WRITTEN REQUEST> Quote the data exactly, first line to the line containing "-10, 40, 75, 92, 101, 106, 111, 114, 120, 124, 127]", with no pictures.

GIVEN DATA>
◇ ◇ ◇ ◇ ◇ ◇ ◇

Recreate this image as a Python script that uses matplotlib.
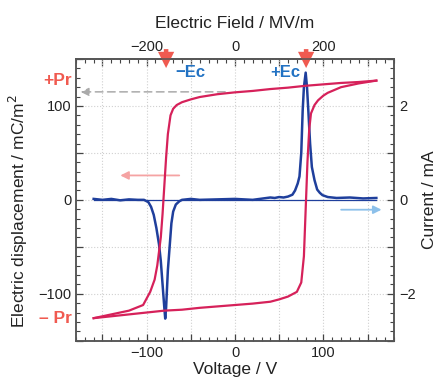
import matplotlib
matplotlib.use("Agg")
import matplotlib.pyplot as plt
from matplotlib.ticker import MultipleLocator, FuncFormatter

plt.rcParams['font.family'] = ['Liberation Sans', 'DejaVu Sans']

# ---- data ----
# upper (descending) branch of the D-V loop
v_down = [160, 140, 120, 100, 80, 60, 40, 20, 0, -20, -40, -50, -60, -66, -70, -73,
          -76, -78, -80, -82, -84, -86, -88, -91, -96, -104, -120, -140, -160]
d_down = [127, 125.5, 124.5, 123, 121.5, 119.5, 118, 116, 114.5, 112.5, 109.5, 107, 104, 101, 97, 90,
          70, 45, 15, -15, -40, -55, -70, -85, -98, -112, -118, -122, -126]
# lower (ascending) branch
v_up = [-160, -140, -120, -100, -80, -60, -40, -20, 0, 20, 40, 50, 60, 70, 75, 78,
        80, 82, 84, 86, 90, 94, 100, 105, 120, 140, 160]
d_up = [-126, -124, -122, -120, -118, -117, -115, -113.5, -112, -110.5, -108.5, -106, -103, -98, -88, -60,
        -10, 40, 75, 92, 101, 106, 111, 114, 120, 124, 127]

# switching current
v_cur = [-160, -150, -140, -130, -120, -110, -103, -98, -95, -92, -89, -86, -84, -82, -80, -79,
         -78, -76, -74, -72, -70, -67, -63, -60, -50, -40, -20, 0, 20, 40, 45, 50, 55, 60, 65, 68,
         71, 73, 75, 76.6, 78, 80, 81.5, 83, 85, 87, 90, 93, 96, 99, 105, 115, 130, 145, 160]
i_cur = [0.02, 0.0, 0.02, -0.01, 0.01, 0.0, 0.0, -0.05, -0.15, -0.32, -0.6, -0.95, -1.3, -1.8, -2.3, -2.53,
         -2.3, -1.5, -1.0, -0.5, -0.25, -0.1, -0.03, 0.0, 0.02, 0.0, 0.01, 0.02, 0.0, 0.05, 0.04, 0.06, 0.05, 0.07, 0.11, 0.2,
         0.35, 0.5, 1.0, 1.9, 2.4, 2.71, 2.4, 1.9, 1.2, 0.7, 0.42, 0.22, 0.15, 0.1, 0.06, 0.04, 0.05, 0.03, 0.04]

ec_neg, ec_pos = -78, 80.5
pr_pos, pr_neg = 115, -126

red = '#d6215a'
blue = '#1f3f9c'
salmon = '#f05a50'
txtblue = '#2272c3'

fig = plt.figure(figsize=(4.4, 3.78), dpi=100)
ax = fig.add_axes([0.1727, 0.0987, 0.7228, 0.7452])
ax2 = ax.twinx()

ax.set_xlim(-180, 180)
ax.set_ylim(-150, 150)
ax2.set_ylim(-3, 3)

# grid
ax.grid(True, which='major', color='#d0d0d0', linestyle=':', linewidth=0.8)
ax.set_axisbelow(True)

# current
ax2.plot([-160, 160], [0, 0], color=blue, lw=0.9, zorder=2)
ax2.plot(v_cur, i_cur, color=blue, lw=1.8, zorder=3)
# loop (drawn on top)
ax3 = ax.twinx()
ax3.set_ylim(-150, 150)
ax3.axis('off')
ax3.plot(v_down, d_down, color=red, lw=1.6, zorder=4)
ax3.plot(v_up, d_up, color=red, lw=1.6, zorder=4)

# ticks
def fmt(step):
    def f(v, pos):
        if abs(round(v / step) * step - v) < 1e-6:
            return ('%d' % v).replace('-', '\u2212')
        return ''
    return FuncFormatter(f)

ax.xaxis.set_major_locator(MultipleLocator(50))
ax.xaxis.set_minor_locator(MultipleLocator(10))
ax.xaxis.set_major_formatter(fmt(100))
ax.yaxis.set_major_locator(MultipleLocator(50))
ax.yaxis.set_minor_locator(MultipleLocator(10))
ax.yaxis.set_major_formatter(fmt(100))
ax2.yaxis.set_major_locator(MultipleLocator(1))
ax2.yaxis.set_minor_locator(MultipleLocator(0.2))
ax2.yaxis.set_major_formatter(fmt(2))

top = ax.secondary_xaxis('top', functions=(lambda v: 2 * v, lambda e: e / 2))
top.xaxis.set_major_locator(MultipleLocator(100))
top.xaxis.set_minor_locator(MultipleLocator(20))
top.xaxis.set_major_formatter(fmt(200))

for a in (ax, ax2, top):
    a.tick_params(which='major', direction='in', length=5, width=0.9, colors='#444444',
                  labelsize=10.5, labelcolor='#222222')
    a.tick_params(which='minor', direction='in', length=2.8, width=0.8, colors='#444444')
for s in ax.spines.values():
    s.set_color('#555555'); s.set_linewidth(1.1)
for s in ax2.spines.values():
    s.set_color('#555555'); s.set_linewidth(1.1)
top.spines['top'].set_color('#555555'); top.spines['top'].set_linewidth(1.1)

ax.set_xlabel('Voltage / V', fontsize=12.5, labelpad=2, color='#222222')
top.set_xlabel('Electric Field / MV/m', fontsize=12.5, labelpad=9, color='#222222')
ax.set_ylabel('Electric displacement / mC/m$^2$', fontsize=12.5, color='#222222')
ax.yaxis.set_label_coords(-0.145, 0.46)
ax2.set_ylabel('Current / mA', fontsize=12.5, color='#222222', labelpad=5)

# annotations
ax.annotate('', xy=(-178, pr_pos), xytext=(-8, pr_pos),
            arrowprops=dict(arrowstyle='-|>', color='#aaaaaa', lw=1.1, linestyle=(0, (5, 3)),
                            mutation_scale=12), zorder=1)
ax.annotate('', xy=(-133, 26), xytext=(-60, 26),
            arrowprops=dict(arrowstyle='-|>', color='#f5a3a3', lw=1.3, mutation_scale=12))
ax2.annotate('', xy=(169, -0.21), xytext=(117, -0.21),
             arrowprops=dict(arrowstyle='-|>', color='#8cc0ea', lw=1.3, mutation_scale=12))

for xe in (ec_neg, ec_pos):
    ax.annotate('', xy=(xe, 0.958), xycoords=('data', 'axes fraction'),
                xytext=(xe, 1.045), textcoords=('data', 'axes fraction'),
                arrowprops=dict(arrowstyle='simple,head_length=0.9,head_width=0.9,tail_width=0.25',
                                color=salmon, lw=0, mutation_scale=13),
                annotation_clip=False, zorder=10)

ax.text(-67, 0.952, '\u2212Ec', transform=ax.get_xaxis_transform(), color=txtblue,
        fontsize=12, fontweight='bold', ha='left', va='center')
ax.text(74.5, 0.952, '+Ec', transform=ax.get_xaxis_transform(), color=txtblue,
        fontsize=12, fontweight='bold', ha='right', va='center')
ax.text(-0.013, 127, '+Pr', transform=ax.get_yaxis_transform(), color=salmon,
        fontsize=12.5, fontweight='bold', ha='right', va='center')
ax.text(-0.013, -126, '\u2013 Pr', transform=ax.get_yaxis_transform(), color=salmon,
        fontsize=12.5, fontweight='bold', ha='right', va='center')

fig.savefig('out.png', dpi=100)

◇ ◇ ◇ ◇ ◇ ◇ ◇

FINISHED TASK>
Recreate this image as a Python script that uses matplotlib.
import matplotlib
matplotlib.use("Agg")
import matplotlib.pyplot as plt
from matplotlib.ticker import MultipleLocator, FuncFormatter

plt.rcParams['font.family'] = ['Liberation Sans', 'DejaVu Sans']

# ---- data ----
# upper (descending) branch of the D-V loop
v_down = [160, 140, 120, 100, 80, 60, 40, 20, 0, -20, -40, -50, -60, -66, -70, -73,
          -76, -78, -80, -82, -84, -86, -88, -91, -96, -104, -120, -140, -160]
d_down = [127, 125.5, 124.5, 123, 121.5, 119.5, 118, 116, 114.5, 112.5, 109.5, 107, 104, 101, 97, 90,
          70, 45, 15, -15, -40, -55, -70, -85, -98, -112, -118, -122, -126]
# lower (ascending) branch
v_up = [-160, -140, -120, -100, -80, -60, -40, -20, 0, 20, 40, 50, 60, 70, 75, 78,
        80, 82, 84, 86, 90, 94, 100, 105, 120, 140, 160]
d_up = [-126, -124, -122, -120, -118, -117, -115, -113.5, -112, -110.5, -108.5, -106, -103, -98, -88, -60,
        -10, 40, 75, 92, 101, 106, 111, 114, 120, 124, 127]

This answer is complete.